Does anyone have any experience with bloombox or producer?  These things look really cool.  But with a $3,500 price tag i thought i had better get some input.  http://bcnorthernlights.com/?page=home

thanks


----------



## Weeddog (Feb 16, 2006)

Way toooo pricey for me...  besides,  it would take all the fun out of building it yourself.


----------



## Weeddog (Feb 16, 2006)

And one would think for that price, you should get a co2 tank???  eh..  whats up with that???


----------



## rebelwithoutacause (Feb 16, 2006)

It is not safe to ship co2 tanks, it's also illegal.


----------



## Stoney Bud (Feb 16, 2006)

rebelwithoutacause said:
			
		

> Does anyone have any experience with bloombox or producer? These things look really cool. But with a $3,500 price tag i thought i had better get some input. http://bcnorthernlights.com/?page=home
> 
> thanks


It's a nice looking unit, but looks is about it for my rating.

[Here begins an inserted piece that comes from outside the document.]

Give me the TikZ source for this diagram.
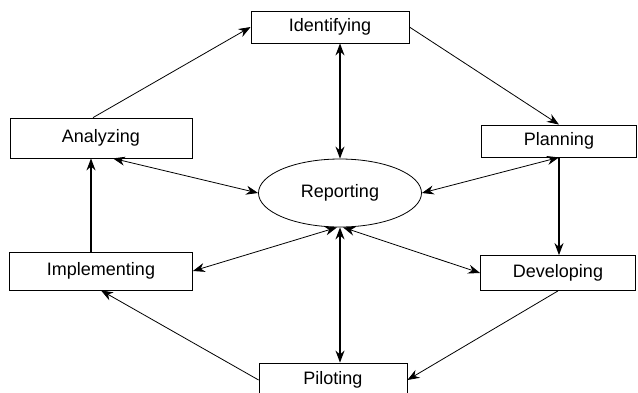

It's a drip system using a single pump. That's a recipe for failure. You can build your own hydro, eb and flow unit for a few hundred dollars. The eb and flow beats drip easily and it's way more reliable.

If you do use the drip system, get a second pump and use both on each plant. That way if one fails, it won't kill your plants.

Good luck and let us know how you do.


----------



## rebelwithoutacause (Mar 18, 2006)

I found this for future reference. http://pictures.marijuana.com/gallery/showalbum.php?aid=1390&uuid=2776


----------